Il puma di Jean Stafford

Recensione e foto di Antonio Maria Porretti. In copertina: “Il puma” di Jean Stafford, Adelphi edizioni
La scalcinata routine di un sobborgo nei dintorni di Los Angeles – Covina – da una parte, con le sue cerimonie celebrative del piu frusto perbenismo; la spericolata, incandescente brutalità e sfrontatezza di un ranch – Bar K – fra le montagne del Colorado, dall’altra.
Nel mezzo, gli impeti, i turbamenti e i dissidi di un’infanzia già in odor di adolescenza.
Ultimogeniti di Rose Fawcett, madre dai sentimenti annacquati da una doppia vedovanza, e soprattutto infaticabile istruttrice di buone maniere, Ralph e Molly sono sempre più recalcitranti ad assuefarsi al verbo materno, a differenza di Rachel e Leah, le sorelle maggiori, già tutte compenetrate e comprese nel loro futuro ruolo di brave signore.
La morte improvvisa del nonno Kenyon, appena giunto per la sua visita annuale in casa della figliastra, insieme all’arrivo dello zio Charles, fratellastro della signora Fawcett, per assistere alle esequie del comune genitore, si riveleranno per fratello e sorella gli albori di un parabola di identificazione. Mandati a trascorrere l’estate nel ranch, venendo a contatto con la maestosità di una natura che li scuote e agita come ramoscelli sul punto di biforcarsi e divergere, Ralph e Molly inizieranno progressivamente a sciogliersi dai nodi di esperienze e emozioni che li hanno tenuti avvinti fino a quel momento.
Una separazione dolorosa, come tutte quelle imposte e rese obbligatorie dalla crescita. Ineluttabilità di una nuova stagione alla quale entrambi finiranno per adattarsi, scegliendo direttrici opposte e contrarie.
Ralph, immergendosi senza riserve nel respiro di quella natura selvaggia la cui magnificenza è fecondata dalla sua stessa asprezza e crudeltà; Molly invece rincorrendo disperatamente la scia di un’età che la sta abbandonando, ma alla quale non intende ancora rinunciare. Un rifugio troppo confortevole per il suo senso di inadeguatezza.
Un processo di spaccatura, affermazione e rifiuto che culminerà nel corso di un intero anno che, entrambi, trascorreranno in quell’angolo di Ovest. Con risvolti e conseguenze imprevedibili quanto irreparabili.
Su di essi, nelle zolle ancora troppo fresche e friabili dei loro animi, si imprimeranno con costante e maggiore forza le impronte di un puma femmina avvistato in diverse esplorazioni di quel piccolo continente che incastona i possedimenti dello zio Charles.

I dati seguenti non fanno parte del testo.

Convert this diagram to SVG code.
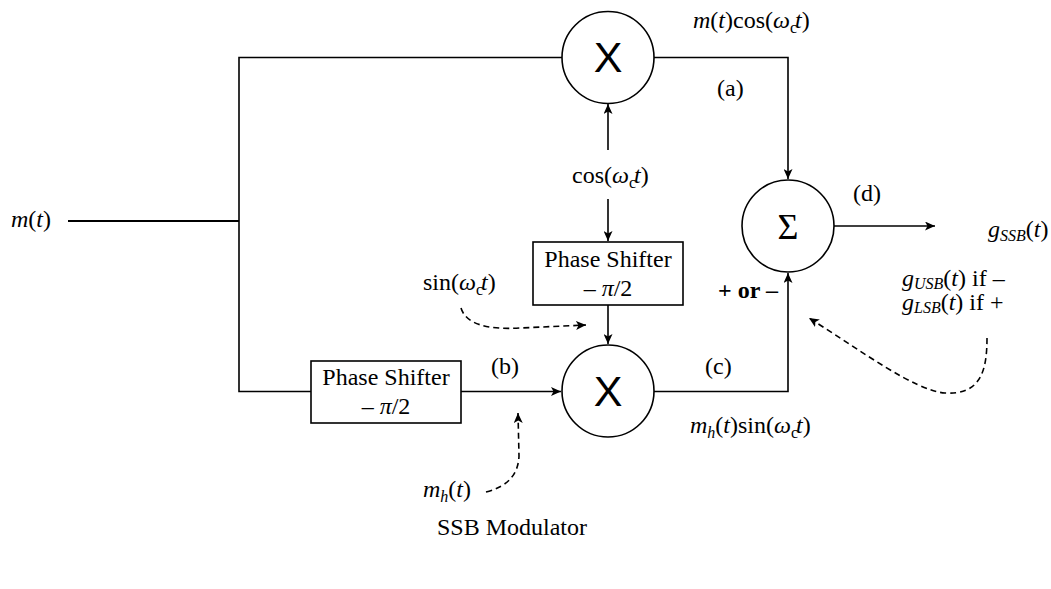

Simbolo di vitalità e energia, ma anche di pericolo e agguato che il destino può sferrare contro e a danno di un essere umano, quel leone di montagna si configurerà come scrigno dei loro desideri e ossessioni. Nel nome con cui viene ribattezzato, ossia Riccioli d’oro come la protagonista della celebre fiaba, si può cogliere e annusare l’aspettativa di una felicità futura, proiettata dalla speranza e dalla fiducia verso un avvenire ancora da incontrare e scoprire.
Come pure la sensualità allettante e soggiogante di una cattura, il soddisfacimento legato al possesso. O ancora, la consolazione per un conflitto irrisolto, come nel caso di una rivalità fra consanguinei, per lenire la sofferenza del non trovare il proprio posto sul palcoscenico della vita.
Romanzo di formazione a pieno titolo, “Il Puma” di Jean Stafford, pubblicato per la prima volta nel 1947 e ora proposto al pubblico italiano da Adelphi, è tra i più roventi e crudeli del genere mai letti. Le pagine di “Il Puma” sanno di carne che si lacera e si mescola al sangue, nonché di sangue che imbeve la superficie su cui scorre; e di terra che può tanto donare diamanti grezzi da sgrossare e levigare, quanto tenerli imprigionati nelle profondità del suo ventre.
Sono pagine, parole, che sembrano fuoriuscire direttamente dai paesaggi che descrivono, scritte su sassi, tronchi, foglie che riproducono e riflettono emozioni e moti dell’animo primordiali.
E non posso fare a meno di concludere queste mie impressioni di lettura, senza rivolgere una standing ovation comme il faut per il lavoro di traduzione svolto da Monica Pareschi.
Se mai esistesse un Oscar da assegnare in tale ambito, lei ne sarebbe una candidata ideale.